How to convert char to hex stored in uint8_t form?

Tyron Maples picture Tyron Maples · Feb 22, 2012 · Viewed 27k times · Source

Suppose I have these variables,

const uint8_t ndef_default_msg[33] = {
    0xd1, 0x02, 0x1c, 0x53, 0x70, 0x91, 0x01, 0x09,
    0x54, 0x02, 0x65, 0x6e, 0x4c, 0x69, 0x62, 0x6e,
    0x66, 0x63, 0x51, 0x01, 0x0b, 0x55, 0x03, 0x6c,
    0x69, 0x62, 0x6e, 0x66, 0x63, 0x2e, 0x6f, 0x72,
    0x67
};
uint8_t *ndef_msg;
char *ndef_input = NULL;

How can I convert ndef_input (which is just a plain text, like "hello") to hex and save into ndef_msg? As you can see ndef_default_msg is in hex form. Data inside ndef_msg should be something like that as well.

A bit of background, in the original program (source code), the program will open a file, get the data and put it inside ndef_msg, which then will be written into a card. But I don't understand how it can take the data and convert to hex.

I want to simplify the program so it will directly ask user for text (instead of asking for a file).

Answer

foo picture foo · Feb 22, 2012

Why not read it into ndef_msg directly, (minus the \0 if it suppose to be a pure array). The hex are just for presentation, you could have just picked decimal or octal with no consequence for the content.
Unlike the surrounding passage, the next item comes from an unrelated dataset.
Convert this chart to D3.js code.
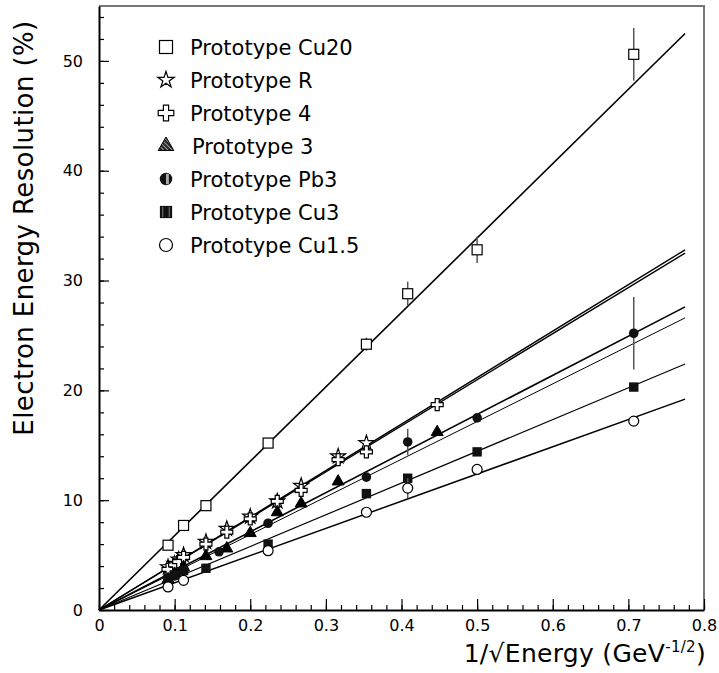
<!DOCTYPE html>
<html>
<head>
<meta charset="utf-8">
<script src="https://cdn.jsdelivr.net/npm/d3@7"></script>
<style>
  body { margin: 0; background: #fff; }
  svg text { font-family: "DejaVu Sans", sans-serif; fill: #000; }
</style>
</head>
<body>
<svg id="chart" width="719" height="673"></svg>
<script>
// values: x = 1/sqrt(E), y = resolution in %
var cu20X   = [0.0913, 0.1118, 0.1414, 0.2236, 0.3536, 0.4082, 0.5, 0.7071];
var cu20Y   = [5.9, 7.7, 9.5, 15.2, 24.2, 28.8, 32.8, 50.6];
var cu20Err = [0.2, 0.2, 0.2, 0.3, 0.6, 1.1, 1.2, 2.4];

var protoRX = [0.0913, 0.1, 0.1054, 0.1118, 0.1414, 0.169, 0.2, 0.2357, 0.2673, 0.3162, 0.3536];
var protoRY = [3.9, 4.2, 4.6, 5.0, 6.2, 7.4, 8.5, 9.9, 11.3, 14.0, 15.2];

var proto4X = [0.0913, 0.1, 0.1054, 0.1118, 0.1414, 0.169, 0.2, 0.2357, 0.2673, 0.3162, 0.3536, 0.4472];
var proto4Y = [3.7, 4.1, 4.4, 4.8, 6.0, 7.1, 8.3, 9.9, 10.9, 13.7, 14.4, 18.7];

var proto3X = [0.0913, 0.1, 0.1118, 0.1414, 0.169, 0.2, 0.2357, 0.2673, 0.3162, 0.4472];
var proto3Y = [2.8, 3.3, 3.9, 4.9, 5.6, 7.0, 8.9, 9.7, 11.7, 16.2];

var pb3X   = [0.0913, 0.1, 0.1118, 0.1587, 0.2236, 0.3536, 0.4082, 0.5, 0.7071];
var pb3Y   = [2.6, 3.1, 3.5, 5.3, 7.9, 12.1, 15.3, 17.5, 25.2];
var pb3Err = [0.1, 0.1, 0.1, 0.2, 0.3, 0.4, 1.2, 0.4, 3.3];

var cu3X = [0.0913, 0.1, 0.1118, 0.1414, 0.2236, 0.3536, 0.4082, 0.5, 0.7071];
var cu3Y = [2.9, 3.2, 3.6, 3.8, 6.0, 10.6, 12.0, 14.4, 20.3];

var cu15X   = [0.0913, 0.1118, 0.2236, 0.3536, 0.4082, 0.5, 0.7071];
var cu15Y   = [2.1, 2.7, 5.4, 8.9, 11.1, 12.8, 17.2];
var cu15Err = [0.1, 0.1, 0.2, 0.3, 0.9, 0.3, 0.4];

// straight-line fits through the origin, value at the end of the drawn line
var fitEndX = 0.775;
var fitEndY = {cu20: 52.5, protoR: 32.8, proto4: 32.5, proto3: 26.6, pb3: 27.6, cu3: 22.4, cu15: 19.2};

var legendNames = ['Prototype Cu20', 'Prototype R', 'Prototype 4', 'Prototype 3',
    'Prototype Pb3', 'Prototype Cu3', 'Prototype Cu1.5'];

var xTicks = [0, 0.1, 0.2, 0.3, 0.4, 0.5, 0.6, 0.7, 0.8];
var yTicks = [0, 10, 20, 30, 40, 50];

var svg = d3.select('#chart');
var x = d3.scaleLinear().domain([0, 0.8]).range([99, 704]);
var y = d3.scaleLinear().domain([0, 55]).range([610, 6]);

var defs = svg.append('defs');
var hatch = defs.append('pattern')
    .attr('id', 'hatch').attr('patternUnits', 'userSpaceOnUse')
    .attr('width', 3).attr('height', 3)
    .attr('patternTransform', 'rotate(45)');
hatch.append('rect').attr('width', 3).attr('height', 3).attr('fill', '#222');
hatch.append('line').attr('x1', 0).attr('y1', 1.5).attr('x2', 3).attr('y2', 1.5)
    .attr('stroke', '#bbb').attr('stroke-width', 0.8);

// frame: top and right in grey
svg.append('path')
    .attr('d', 'M' + x(0) + ',' + y(55) + 'H' + x(0.8) + 'V' + y(0))
    .attr('fill', 'none').attr('stroke', '#777').attr('stroke-width', 2);

// minor ticks
svg.append('g')
    .attr('transform', 'translate(0,' + y(0) + ')')
    .call(d3.axisBottom(x).tickValues(d3.range(0, 0.801, 0.02)).tickSize(-5).tickSizeOuter(0).tickFormat(''))
    .call(function(g) { g.select('.domain').remove(); });
svg.append('g')
    .attr('transform', 'translate(' + x(0) + ',0)')
    .call(d3.axisLeft(y).tickValues(d3.range(0, 55, 2)).tickSize(-5).tickSizeOuter(0).tickFormat(''))
    .call(function(g) { g.select('.domain').remove(); });

// major ticks + labels
var xAxis = svg.append('g')
    .attr('transform', 'translate(0,' + y(0) + ')')
    .call(d3.axisBottom(x).tickValues(xTicks).tickSize(-11).tickSizeOuter(0).tickPadding(10)
        .tickFormat(function(d) { return d === 0 ? '0' : d3.format('.1f')(d); }));
var yAxis = svg.append('g')
    .attr('transform', 'translate(' + x(0) + ',0)')
    .call(d3.axisLeft(y).tickValues(yTicks).tickSize(-10).tickSizeOuter(0).tickPadding(16));

svg.selectAll('.tick line').attr('stroke', '#000').attr('stroke-width', 1.2);
svg.selectAll('.tick text').attr('font-size', 16).attr('font-family', 'DejaVu Sans');
xAxis.select('.domain').attr('stroke-width', 2);
yAxis.select('.domain').attr('stroke-width', 2);

// axis titles
svg.append('text')
    .attr('transform', 'translate(33,' + 228 + ') rotate(-90)')
    .attr('text-anchor', 'middle')
    .attr('font-size', 26)
    .attr('letter-spacing', 0.4)
    .text('Electron Energy Resolution (%)');

var xt = svg.append('text')
    .attr('x', 706).attr('y', 662)
    .attr('text-anchor', 'end')
    .attr('font-size', 25)
    .attr('letter-spacing', 0.3);
xt.append('tspan').text('1/\u221AEnergy (GeV');
xt.append('tspan').attr('font-size', 15).attr('dy', -10).text('-1/2');
xt.append('tspan').attr('dy', 10).text(')');

// fit lines
var fits = [
    {k: 'cu20', w: 1.6}, {k: 'protoR', w: 1.4}, {k: 'proto4', w: 1.4}, {k: 'proto3', w: 1},
    {k: 'pb3', w: 1.6}, {k: 'cu3', w: 1.2}, {k: 'cu15', w: 1.5}
];
svg.append('g').selectAll('line')
    .data(fits)
    .enter()
    .append('line')
    .attr('x1', x(0)).attr('y1', y(0))
    .attr('x2', x(fitEndX))
    .attr('y2', function(d) { return y(fitEndY[d.k]); })
    .attr('stroke', '#000')
    .attr('stroke-width', function(d) { return d.w; });

function zip(xs, ys, es) {
    return xs.map(function(v, i) { return {x: v, y: ys[i], e: es ? es[i] : 0}; });
}

var series = [
    {name: legendNames[0], shape: 'osquare', data: zip(cu20X, cu20Y, cu20Err)},
    {name: legendNames[1], shape: 'star', data: zip(protoRX, protoRY)},
    {name: legendNames[2], shape: 'cross', data: zip(proto4X, proto4Y)},
    {name: legendNames[3], shape: 'triangle', data: zip(proto3X, proto3Y)},
    {name: legendNames[4], shape: 'fcircle', data: zip(pb3X, pb3Y, pb3Err)},
    {name: legendNames[5], shape: 'fsquare', data: zip(cu3X, cu3Y)},
    {name: legendNames[6], shape: 'ocircle', data: zip(cu15X, cu15Y, cu15Err)}
];

function drawMarker(g, shape, s, legend) {
    if (shape === 'osquare') {
        g.append('rect').attr('x', -5 * s).attr('y', -5 * s).attr('width', 10 * s).attr('height', 10 * s)
            .attr('fill', '#fff').attr('stroke', '#000').attr('stroke-width', 1.2);
    } else if (shape === 'star') {
        g.append('path').attr('d', d3.symbol().type(d3.symbolStar).size(70 * s * s)())
            .attr('fill', '#fff').attr('stroke', '#000').attr('stroke-width', 1.2);
    } else if (shape === 'cross') {
        g.append('path').attr('d', d3.symbol().type(d3.symbolCross).size(80 * s * s)())
            .attr('fill', '#fff').attr('stroke', '#000').attr('stroke-width', 1.2);
    } else if (shape === 'triangle') {
        g.append('path').attr('d', d3.symbol().type(d3.symbolTriangle).size(62 * s * s)())
            .attr('fill', legend ? 'url(#hatch)' : '#000').attr('stroke', '#000').attr('stroke-width', 1);
    } else if (shape === 'fcircle') {
        g.append('circle').attr('r', 4.8 * s).attr('fill', '#111');
        if (legend) {
            g.append('rect').attr('x', 0).attr('y', -4 * s).attr('width', 2.2 * s).attr('height', 8 * s)
                .attr('fill', '#aaa');
        }
    } else if (shape === 'fsquare') {
        g.append('rect').attr('x', -4.7 * s).attr('y', -4.7 * s).attr('width', 9.4 * s).attr('height', 9.4 * s)
            .attr('fill', '#111');
        if (legend) {
            g.append('line').attr('x1', -2.5 * s).attr('x2', -2.5 * s).attr('y1', -4 * s).attr('y2', 4 * s)
                .attr('stroke', '#999').attr('stroke-width', 0.8);
            g.append('line').attr('x1', 2.5 * s).attr('x2', 2.5 * s).attr('y1', -4 * s).attr('y2', 4 * s)
                .attr('stroke', '#999').attr('stroke-width', 0.8);
        }
    } else if (shape === 'ocircle') {
        g.append('circle').attr('r', 5 * s).attr('fill', '#fff').attr('stroke', '#000').attr('stroke-width', 1.2);
    }
}

// error bars then markers
series.forEach(function(sr) {
    var grp = svg.append('g').attr('class', 'series');
    grp.selectAll('.err')
        .data(sr.data.filter(function(d) { return d.e > 0; }))
        .enter()
        .append('line')
        .attr('class', 'err')
        .attr('x1', function(d) { return x(d.x); })
        .attr('x2', function(d) { return x(d.x); })
        .attr('y1', function(d) { return y(d.y - d.e); })
        .attr('y2', function(d) { return y(d.y + d.e); })
        .attr('stroke', '#555').attr('stroke-width', 1.5);
    grp.selectAll('.pt')
        .data(sr.data)
        .enter()
        .append('g')
        .attr('class', 'pt')
        .attr('transform', function(d) { return 'translate(' + x(d.x) + ',' + y(d.y) + ')'; })
        .each(function() { drawMarker(d3.select(this), sr.shape, 1, false); });
});

// legend
var legend = svg.append('g').attr('class', 'legend');
series.forEach(function(sr, i) {
    var row = legend.append('g').attr('transform', 'translate(166,' + (47 + i * 33) + ')');
    drawMarker(row, sr.shape, sr.shape === 'star' ? 1.1 : 1.3, true);
    row.append('text')
        .attr('x', 24 + (sr.shape === 'triangle' ? 2 : 0))
        .attr('dy', '0.36em')
        .attr('font-size', 21)
        .text(sr.name);
});
</script>
</body>
</html>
void print_hex(uint8_t *s, size_t len) {
    for(int i = 0; i < len; i++) {
        printf("0x%02x, ", s[i]);
    }
    printf("\n");
}

int main()
{
    uint8_t ndef_msg[34] = {0};

    scanf("%33s", ndef_msg);
    print_hex(ndef_msg, strlen((char*)ndef_msg));


    return 0;
}

You probably need to handle the reading of the string differently to allow for whitespace and perhaps ignore \0, this is just to illustrate my point.